In 1921, the Church of Jesus Christ of Latter-day Saints excommunicated Joseph White Musser for his refusal to give up plural marriage. Cristina M. Rosetti tells the story of how a Church leader followed his beliefs into exile and applied the religious thought he began to develop in the mainline faith to become a foundational theologian of Mormon fundamentalism.

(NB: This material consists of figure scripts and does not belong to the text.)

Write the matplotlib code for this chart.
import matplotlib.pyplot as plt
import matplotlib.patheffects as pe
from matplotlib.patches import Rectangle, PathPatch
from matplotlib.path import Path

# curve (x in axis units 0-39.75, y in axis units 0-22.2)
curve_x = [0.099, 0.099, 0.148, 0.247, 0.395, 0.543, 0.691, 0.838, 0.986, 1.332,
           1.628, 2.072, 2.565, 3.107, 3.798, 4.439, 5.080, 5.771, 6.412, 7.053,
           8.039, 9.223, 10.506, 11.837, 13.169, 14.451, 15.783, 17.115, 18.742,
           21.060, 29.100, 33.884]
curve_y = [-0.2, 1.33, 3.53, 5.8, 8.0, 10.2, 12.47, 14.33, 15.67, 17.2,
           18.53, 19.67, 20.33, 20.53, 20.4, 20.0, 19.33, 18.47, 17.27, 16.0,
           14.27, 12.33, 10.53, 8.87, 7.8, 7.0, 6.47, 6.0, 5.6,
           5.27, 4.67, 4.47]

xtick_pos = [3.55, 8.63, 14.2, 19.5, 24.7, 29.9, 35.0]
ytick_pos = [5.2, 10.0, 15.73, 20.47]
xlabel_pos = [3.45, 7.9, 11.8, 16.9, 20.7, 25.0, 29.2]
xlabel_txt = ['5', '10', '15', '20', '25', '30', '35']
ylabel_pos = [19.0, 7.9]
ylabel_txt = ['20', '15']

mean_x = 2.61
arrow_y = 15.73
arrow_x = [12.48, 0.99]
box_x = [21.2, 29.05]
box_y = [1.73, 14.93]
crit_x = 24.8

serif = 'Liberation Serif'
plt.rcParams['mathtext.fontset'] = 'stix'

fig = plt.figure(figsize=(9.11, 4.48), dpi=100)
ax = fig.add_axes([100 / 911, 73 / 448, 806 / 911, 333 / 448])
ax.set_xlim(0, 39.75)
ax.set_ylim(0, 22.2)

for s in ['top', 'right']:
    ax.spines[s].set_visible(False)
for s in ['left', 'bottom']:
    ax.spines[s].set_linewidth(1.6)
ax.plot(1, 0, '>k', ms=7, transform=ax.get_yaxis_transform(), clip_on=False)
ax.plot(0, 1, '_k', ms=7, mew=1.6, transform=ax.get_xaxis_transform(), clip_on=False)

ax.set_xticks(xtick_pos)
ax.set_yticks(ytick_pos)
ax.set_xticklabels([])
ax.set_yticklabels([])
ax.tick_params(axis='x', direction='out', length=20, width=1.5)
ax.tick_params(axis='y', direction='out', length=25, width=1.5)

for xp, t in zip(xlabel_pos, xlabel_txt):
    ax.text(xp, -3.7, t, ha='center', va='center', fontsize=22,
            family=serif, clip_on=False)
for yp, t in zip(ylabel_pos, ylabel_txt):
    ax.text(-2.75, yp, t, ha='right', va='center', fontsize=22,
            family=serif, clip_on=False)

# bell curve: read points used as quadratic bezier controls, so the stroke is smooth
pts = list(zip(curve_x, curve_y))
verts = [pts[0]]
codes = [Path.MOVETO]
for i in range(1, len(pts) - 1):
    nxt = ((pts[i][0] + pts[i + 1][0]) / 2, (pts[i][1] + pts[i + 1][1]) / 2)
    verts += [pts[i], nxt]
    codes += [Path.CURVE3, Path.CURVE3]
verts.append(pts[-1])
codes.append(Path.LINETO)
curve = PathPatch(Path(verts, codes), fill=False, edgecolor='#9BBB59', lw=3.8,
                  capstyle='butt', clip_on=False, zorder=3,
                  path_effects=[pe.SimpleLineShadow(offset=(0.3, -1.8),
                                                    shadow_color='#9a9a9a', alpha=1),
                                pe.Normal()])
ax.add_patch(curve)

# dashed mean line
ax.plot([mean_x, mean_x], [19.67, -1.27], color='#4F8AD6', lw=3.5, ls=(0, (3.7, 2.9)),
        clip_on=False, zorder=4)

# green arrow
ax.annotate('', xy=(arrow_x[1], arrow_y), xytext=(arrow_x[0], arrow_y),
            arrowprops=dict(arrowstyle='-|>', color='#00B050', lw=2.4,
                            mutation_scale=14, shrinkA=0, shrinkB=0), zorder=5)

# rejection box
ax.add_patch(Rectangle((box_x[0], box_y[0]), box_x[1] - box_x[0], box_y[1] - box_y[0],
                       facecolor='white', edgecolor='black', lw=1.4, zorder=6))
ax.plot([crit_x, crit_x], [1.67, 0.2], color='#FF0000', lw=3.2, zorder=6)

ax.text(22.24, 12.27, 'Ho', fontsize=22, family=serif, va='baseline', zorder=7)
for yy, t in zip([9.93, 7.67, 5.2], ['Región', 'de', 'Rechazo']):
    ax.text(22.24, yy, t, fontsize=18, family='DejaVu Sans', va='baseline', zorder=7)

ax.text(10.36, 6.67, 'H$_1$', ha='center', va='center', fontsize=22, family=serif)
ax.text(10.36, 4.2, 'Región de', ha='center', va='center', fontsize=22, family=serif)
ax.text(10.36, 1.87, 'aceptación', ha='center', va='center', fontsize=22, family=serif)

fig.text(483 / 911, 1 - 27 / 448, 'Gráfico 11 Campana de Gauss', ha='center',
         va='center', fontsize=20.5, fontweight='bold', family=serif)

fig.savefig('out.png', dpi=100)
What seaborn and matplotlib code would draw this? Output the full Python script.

Musser’s devotion to Joseph Smith’s vision and the faith’s foundational texts reflected a widespread uneasiness with, and reaction against, changes taking place across society. Rosetti analyzes how Musser’s writing and thought knit a disparate group of outcast LDS believers into a movement. She also places Musser’s eventful life against the backdrop of a difficult period in LDS history, when the Church strained to disentangle itself from plural marriage and leaders like Musser emerged to help dissident members make sense of their lives outside the mainstream.
The first book-length account of the Mormon thinker, Joseph White Musser reveals the figure whose teachings helped mold a movement.
Joseph White Musser: A Mormon Fundamentalist (from the Introductions to Mormon Thought series). University of Illinois Press. 112 pp. Paperback, $14.95/Hardback, $110.00 (special order only—would be signed at a later date). To purchase online, click here.
Cristina M. Rosetti is an assistant professor of humanities at Utah Tech University. Her research looks at the history and lived experience of Mormon fundamentalists in the Intermountain West. She has published articles in Dialogue, Journal of Mormon History, American Religion and Mormon Studies Review. Beginning in 2025, she will be the co-editor of Mormon Studies Review.